In the state capital El Obeid we met the male and female trainees from different projects and line ministries in Sudan and Yemen to embark on a joint learning journey over the coming 12 days. Following Context’s SROI manual, we started off with a three day classroom (yet practical) training covering the nine steps of SROI – but there went the theory. Allowing the participants to get their hands on the matter, the training has been embedded into assessing water-related activities in the IFAD-supported Western Sudan Resource Management Project.

And off we went to the field: divided into two groups, we visited the villages of Elhamair and Sawarda to capture and understand the invested resources and benefits for the local community generated by a Hafir (open pond for rainwater harvesting) and a water yard (elevated groundwater tank) that were constructed by the project in 2011 – and the value the beneficiaries attached to these resources and benefits.
Pol de Greve, Mohamed Y. Elnour and
Ahmed H. S. Mohammed
take detailed notes of resources and benefits
connected to the water yard.
For the group visiting the water yard in Elhamair, the first day in the community felt like a piece of cake: the training participants were impressively skilled facilitators letting the villagers tell their story of the water yard and how it changed their lives. At the end of the day, the community had developed its own theory of change and listed all resources, including their value, that were invested in the water yard. On the next day, we started understanding what Oscar Wilde meant by “some people always know the price but not the value”: the training participants teased out a list of some 43 benefits – but helping the beneficiaries to value these was a quite challenging task, especially when it came to intangible and indirect benefits such as reduced tensions among settlers and nomads, and empowerment of women through water users committees. But we made it – and the community rewarded us with a remarkable performance of traditional dance, singing and poetry.
Back in the classroom, we jointly reflected on the lessons learned from our field work, and then rolled up our sleeves to embark on the process of verification, analysis and report-writing for both case studies. By triangulating different sources of data, the training participants calculated the total value of all invested resources versus benefits to derive the SROI ratio. It turned out that for every dollar invested, the project generated a benefit worth 1.66 dollars in case of the Hafir and 2.5 dollars for the water yard. Pretty impressive, yet a number is just number. The important part of SROI is what Pol and Fons call “narrative numeracy”, that is embedding the number into a narrative which reveals the story behind and captures those elements that are most difficult to measure. By considering the views of multiple stakeholders, developing this story is where project-based learning is happening.

Focus group discussion with selected community
members under a shady tree of Elhamair village.
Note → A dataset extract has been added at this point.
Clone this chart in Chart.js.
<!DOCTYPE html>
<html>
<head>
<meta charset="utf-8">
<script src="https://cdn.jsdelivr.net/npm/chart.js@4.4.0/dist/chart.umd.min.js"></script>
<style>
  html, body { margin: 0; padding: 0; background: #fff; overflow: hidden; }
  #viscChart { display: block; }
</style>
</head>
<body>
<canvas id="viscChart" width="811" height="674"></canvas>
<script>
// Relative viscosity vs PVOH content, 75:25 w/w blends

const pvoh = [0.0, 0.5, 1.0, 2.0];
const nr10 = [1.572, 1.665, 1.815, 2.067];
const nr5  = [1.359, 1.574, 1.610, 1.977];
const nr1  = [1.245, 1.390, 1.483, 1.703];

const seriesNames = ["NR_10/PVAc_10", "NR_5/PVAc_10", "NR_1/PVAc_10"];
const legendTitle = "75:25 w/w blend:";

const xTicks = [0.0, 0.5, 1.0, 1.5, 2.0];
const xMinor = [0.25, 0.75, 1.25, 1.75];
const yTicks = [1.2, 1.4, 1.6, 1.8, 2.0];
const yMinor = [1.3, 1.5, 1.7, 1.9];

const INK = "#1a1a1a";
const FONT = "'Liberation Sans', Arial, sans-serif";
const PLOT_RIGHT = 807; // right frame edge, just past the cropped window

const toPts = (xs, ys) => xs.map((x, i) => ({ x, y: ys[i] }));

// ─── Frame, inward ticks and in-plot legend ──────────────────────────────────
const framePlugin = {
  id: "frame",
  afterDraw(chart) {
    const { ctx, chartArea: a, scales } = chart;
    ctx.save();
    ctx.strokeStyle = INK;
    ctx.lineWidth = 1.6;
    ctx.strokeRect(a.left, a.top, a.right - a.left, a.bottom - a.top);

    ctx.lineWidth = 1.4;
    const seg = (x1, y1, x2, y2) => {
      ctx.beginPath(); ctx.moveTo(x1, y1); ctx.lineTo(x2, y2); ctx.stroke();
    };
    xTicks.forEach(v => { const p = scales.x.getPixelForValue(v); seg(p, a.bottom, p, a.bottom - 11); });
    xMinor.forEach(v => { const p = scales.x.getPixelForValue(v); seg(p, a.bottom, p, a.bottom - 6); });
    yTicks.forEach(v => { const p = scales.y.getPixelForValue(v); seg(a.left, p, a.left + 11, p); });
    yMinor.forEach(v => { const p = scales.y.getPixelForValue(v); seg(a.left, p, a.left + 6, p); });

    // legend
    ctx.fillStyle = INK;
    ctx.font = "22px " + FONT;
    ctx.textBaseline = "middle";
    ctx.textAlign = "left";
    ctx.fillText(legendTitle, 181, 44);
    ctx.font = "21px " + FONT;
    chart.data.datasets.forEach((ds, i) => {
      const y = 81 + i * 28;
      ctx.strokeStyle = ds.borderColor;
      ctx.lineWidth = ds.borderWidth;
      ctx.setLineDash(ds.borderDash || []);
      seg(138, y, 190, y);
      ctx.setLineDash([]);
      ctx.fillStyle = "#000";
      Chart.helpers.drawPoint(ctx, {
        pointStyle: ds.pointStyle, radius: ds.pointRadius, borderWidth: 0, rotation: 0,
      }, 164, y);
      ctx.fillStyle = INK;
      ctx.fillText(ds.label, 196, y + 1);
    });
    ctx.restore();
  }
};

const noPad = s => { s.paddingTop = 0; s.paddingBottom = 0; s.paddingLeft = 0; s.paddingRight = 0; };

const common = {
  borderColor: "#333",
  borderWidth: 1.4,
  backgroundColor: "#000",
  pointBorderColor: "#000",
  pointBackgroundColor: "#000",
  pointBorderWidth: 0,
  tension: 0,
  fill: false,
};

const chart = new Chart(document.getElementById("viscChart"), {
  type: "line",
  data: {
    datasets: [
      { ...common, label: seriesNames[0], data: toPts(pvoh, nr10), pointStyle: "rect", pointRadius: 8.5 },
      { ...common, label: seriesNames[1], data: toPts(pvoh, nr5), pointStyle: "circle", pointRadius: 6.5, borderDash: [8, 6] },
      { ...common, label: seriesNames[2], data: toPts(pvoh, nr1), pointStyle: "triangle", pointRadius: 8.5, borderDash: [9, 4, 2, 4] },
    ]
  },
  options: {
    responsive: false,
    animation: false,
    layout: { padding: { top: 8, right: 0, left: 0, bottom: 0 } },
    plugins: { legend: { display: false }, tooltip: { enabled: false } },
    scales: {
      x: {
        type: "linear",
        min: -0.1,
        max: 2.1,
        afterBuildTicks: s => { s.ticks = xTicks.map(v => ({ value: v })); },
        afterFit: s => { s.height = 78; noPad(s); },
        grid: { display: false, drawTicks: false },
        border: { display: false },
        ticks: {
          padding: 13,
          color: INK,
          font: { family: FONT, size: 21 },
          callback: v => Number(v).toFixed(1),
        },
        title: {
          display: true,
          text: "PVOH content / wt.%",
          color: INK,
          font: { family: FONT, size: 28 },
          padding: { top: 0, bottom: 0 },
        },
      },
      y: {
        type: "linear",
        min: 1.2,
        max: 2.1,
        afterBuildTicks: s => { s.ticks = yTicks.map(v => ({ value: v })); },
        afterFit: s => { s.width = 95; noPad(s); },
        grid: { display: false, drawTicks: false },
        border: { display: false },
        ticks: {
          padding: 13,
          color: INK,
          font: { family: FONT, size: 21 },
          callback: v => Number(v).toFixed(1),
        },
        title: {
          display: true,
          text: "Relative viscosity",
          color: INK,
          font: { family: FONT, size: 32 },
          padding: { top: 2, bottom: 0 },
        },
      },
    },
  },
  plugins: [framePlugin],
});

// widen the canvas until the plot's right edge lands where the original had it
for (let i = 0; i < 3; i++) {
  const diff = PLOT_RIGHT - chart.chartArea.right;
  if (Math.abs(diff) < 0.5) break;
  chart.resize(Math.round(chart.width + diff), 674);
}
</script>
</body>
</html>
At closing time, participants looked back over the entire process and developed follow-up action plans in their respective project teams. They are now keen to conduct additional case studies and integrate these into project reporting, use SROI in mid-term reviews, organize SROI planning workshops at country-level and provide SROI training to government partners. Their plans and reflections fed into a debriefing with more than 20 government officials and local leaders in El Obeid, including HE the State Minister of Agriculture and Animal Resources, who also opened our workshop. The discussions demonstrated profound interest among different stakeholders in using SROI as a contribution to improve results measurement at strategic level. This will also guide Pol, Fons and myself in designing the next steps in our joint innovation project: organizing a second on-the-job training in another country in the region, and pulling the threads together in a Rome-based reflection cum write shop to develop a meaningful knowledge product on IFAD’s first experience with SROI for wider dissemination.